Em abril de 2014, as Forças Armadas admitiram, por meio de ofício do Ministro de Estado da Defesa, a existência de graves violações de direitos humanos durante o regime militar, registrando que os Comandos do Exército, da Marinha e da Aeronáutica não questionaram as conclusões da Comissão Nacional da Verdade, por não disporem de “elementos que sirvam de fundamento para contestar os atos formais de reconhecimento da responsabilidade do Estado Brasileiro”.
No Caso Gomes Lund e Outros, relacionado ao desaparecimento de pessoas no contexto da Guerrilha do Araguaia, na década de 1970, a Corte Interamericana de Direitos Humanos, declarou, por unanimidade, que o Estado Brasileiro é “responsável pelo desaparecimento forçado e, portanto, pela violação dos direitos ao reconhecimento da personalidade jurídica, à vida, à integridade pessoal e à liberdade pessoal”. A Corte também condenou o Estado a adotar medidas de não repetição das violações verificadas.
Também perante a Corte Interamericana de Direitos Humanos, o Estado Brasileiro reconheceu sua responsabilidade pela detenção arbitrária, tortura e assassinato do jornalista Vladimir Herzog por agentes do Estado, em 25 de outubro de 1975.
Defesa da democracia em outros países – O Brasil também já assumiu obrigações de defesa da democracia em âmbito internacional. No âmbito da Organização dos Estados Americanos, o Estado Brasileiro assinou a Carta Democrática Interamericana, a qual dispõe que “os povos da América têm direito à democracia e seus governos têm a obrigação de promovê-la e defendê-la”.
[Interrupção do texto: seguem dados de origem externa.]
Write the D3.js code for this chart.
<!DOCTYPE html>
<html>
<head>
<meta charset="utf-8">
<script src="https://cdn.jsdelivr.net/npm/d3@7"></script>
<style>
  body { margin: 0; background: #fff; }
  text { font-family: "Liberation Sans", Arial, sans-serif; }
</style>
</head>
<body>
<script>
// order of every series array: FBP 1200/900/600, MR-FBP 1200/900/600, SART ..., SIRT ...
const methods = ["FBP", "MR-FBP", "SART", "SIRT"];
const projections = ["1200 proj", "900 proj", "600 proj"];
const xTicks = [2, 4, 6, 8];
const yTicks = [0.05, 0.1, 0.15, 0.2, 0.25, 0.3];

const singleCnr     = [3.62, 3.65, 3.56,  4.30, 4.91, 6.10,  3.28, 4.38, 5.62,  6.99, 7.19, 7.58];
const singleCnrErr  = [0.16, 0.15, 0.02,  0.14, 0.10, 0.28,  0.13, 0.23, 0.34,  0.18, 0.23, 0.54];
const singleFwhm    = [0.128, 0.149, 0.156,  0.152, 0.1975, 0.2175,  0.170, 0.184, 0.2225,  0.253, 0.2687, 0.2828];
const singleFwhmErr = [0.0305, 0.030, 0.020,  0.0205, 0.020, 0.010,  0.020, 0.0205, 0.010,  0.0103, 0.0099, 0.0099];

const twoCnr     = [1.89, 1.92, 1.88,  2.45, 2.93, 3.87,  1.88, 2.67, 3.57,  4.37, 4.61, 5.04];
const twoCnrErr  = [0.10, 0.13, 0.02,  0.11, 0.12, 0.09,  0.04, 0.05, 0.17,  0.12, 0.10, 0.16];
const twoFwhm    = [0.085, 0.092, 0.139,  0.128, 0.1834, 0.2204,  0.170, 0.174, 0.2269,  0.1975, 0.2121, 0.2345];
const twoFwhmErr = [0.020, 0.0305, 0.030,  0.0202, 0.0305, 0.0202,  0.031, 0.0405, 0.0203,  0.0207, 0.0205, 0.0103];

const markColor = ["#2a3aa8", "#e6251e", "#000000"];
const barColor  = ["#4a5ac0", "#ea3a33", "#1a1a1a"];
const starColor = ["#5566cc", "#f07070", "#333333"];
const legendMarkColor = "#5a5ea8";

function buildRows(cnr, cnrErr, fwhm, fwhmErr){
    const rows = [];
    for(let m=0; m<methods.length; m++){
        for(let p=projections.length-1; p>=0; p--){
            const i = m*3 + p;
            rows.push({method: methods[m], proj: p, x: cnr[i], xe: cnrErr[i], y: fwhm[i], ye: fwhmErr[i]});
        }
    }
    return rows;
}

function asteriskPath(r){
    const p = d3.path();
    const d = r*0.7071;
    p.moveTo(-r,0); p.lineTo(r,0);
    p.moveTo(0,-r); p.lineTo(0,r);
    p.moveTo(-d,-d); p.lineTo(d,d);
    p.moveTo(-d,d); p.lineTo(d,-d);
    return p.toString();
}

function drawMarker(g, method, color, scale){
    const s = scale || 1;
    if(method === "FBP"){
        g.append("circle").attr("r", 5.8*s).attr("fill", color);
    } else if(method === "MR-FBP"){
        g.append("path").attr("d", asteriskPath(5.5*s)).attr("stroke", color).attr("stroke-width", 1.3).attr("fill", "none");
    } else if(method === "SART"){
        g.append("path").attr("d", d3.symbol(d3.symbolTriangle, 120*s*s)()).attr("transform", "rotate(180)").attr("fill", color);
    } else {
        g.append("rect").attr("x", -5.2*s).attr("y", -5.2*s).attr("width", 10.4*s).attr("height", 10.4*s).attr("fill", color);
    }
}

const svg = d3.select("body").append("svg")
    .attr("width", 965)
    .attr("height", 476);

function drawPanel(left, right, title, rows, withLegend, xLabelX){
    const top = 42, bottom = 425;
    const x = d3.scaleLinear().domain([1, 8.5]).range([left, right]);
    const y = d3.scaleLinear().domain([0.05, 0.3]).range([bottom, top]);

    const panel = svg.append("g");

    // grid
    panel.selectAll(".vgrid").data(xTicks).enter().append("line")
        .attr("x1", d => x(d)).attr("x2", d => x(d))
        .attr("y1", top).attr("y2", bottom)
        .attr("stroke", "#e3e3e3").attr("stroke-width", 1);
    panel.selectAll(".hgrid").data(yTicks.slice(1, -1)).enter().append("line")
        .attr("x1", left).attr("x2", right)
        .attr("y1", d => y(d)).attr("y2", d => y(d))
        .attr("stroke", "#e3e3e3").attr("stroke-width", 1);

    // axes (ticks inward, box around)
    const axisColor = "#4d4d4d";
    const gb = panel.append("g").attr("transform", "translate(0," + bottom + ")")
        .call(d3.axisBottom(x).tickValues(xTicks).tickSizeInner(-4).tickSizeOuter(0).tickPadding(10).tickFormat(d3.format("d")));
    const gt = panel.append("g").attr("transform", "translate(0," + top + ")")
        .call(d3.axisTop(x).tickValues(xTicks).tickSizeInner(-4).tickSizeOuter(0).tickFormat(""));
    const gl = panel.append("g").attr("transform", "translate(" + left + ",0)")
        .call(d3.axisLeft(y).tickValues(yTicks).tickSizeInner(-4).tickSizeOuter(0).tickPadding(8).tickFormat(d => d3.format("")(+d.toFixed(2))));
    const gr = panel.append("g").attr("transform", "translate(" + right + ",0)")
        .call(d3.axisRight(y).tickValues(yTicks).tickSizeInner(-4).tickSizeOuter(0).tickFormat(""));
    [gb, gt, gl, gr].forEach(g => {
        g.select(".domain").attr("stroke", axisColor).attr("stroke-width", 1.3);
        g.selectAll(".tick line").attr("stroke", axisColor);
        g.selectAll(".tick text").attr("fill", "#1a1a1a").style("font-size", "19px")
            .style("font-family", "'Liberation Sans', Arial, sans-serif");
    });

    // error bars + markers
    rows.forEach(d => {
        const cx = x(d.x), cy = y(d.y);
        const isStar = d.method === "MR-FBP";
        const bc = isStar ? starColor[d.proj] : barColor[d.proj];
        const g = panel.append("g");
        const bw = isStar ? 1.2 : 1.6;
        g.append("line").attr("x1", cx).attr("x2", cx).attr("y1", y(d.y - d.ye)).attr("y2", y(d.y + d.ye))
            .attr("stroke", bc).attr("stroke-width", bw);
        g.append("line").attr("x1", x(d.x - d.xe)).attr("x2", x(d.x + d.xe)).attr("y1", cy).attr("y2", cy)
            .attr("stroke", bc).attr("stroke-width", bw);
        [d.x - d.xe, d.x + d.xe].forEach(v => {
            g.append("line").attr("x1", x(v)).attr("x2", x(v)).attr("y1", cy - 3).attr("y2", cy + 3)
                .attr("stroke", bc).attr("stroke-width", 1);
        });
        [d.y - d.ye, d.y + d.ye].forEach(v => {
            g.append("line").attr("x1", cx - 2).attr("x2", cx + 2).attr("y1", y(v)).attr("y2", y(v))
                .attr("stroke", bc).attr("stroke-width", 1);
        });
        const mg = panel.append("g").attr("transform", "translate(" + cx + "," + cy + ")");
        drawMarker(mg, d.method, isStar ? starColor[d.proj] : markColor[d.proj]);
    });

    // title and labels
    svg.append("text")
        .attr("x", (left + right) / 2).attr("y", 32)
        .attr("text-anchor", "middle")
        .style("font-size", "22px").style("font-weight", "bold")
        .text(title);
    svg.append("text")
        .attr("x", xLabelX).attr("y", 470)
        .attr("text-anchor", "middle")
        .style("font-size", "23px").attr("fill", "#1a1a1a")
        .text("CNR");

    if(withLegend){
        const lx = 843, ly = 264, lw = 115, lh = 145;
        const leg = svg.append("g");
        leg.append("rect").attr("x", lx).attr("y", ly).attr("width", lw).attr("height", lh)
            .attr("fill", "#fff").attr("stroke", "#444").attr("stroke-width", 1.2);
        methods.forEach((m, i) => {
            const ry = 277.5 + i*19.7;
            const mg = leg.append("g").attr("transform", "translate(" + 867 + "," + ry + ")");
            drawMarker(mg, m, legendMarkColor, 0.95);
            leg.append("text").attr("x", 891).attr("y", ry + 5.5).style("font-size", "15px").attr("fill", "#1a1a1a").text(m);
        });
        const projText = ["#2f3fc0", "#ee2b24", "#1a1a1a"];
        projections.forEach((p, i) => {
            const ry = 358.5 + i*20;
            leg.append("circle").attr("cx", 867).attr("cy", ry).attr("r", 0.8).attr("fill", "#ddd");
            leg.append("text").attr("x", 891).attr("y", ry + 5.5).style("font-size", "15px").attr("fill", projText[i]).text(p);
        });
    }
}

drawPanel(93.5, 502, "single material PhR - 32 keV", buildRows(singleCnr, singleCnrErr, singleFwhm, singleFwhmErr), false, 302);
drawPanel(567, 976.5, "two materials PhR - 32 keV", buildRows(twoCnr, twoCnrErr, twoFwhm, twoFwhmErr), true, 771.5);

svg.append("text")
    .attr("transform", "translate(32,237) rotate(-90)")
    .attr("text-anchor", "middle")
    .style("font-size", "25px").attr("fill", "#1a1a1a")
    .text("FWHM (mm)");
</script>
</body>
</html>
No ano passado, o Estado Brasileiro e os Estados Unidos da América defenderam a suspensão da Venezuela da Organização dos Estados Americanos por violação aos preceitos da Carta Democrática Interamericana. O restabelecimento da democracia na Venezuela ainda foi exigido pelo Brasil e outros países pela Declaração do Grupo de Lima, em janeiro deste ano.
Na recomendação encaminhada aos órgãos militares do Amazonas, o MPF assinala que a exigência de respeito à democracia em outros países do continente não é condizente com homenagens a período histórico de supressão da democracia no Brasil e que os deveres assumidos pelo Estado Brasileiro de promover e defender a democracia devem ser efetivos, inclusive pela valorização do regime democrático e repúdio a formas autoritárias de governo.
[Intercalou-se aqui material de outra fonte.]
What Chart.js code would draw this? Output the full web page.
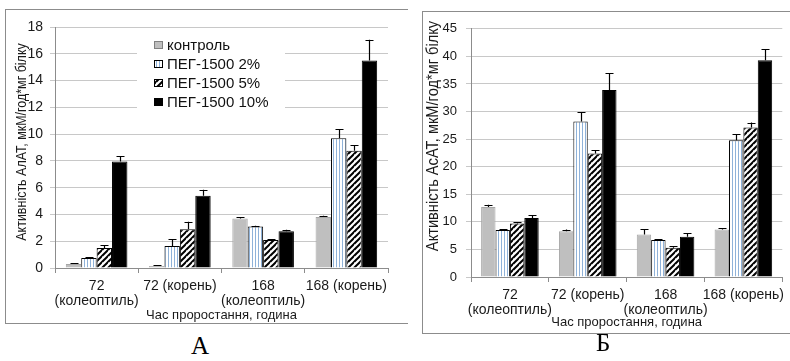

Infrações disciplinares – Diversos regulamentos das Forças Armadas, que enquadram como infrações ou contravenções disciplinares a participação em manifestações públicas de caráter político-partidário por militares fardados, também são citados na recomendação para demonstrar a ilegalidade das celebrações encorajadas pelo presidente da República, como os Regulamentos Disciplinares da Marinha, da Aeronáutica e do Exército Brasileiro.
O MPF lembra que as Forças Armadas, constituídas pela Marinha, pelo Exército e pela Aeronáutica, são instituições nacionais permanentes e regulares, destinadas à defesa da Pátria e à garantia dos poderes constitucionais, não devendo tomar parte em disputas ou manifestações políticas, em respeito ao princípio democrático e ao pluralismo de ideias que rege o Estado brasileiro.
A identificação de eventuais atos e seus participantes e aplicação de punições disciplinares também são medidas recomendadas pelo MPF no documento, bem como a comunicação dos fatos ao órgão para adoção das providências cabíveis. Os órgãos representantes das Forças Armadas no Amazonas têm prazo de 48 horas, a contar do recebimento, para informar a respeito do acatamento da recomendação.
A Procuradoria Federal dos Direitos do Cidadão (PFDC), do Ministério Público Federal, divulgou ontem (26) nota pública em que atribui ao ato da Presidência da República “enorme gravidade constitucional”, pois representa a defesa do desrespeito ao Estado Democrático de Direito.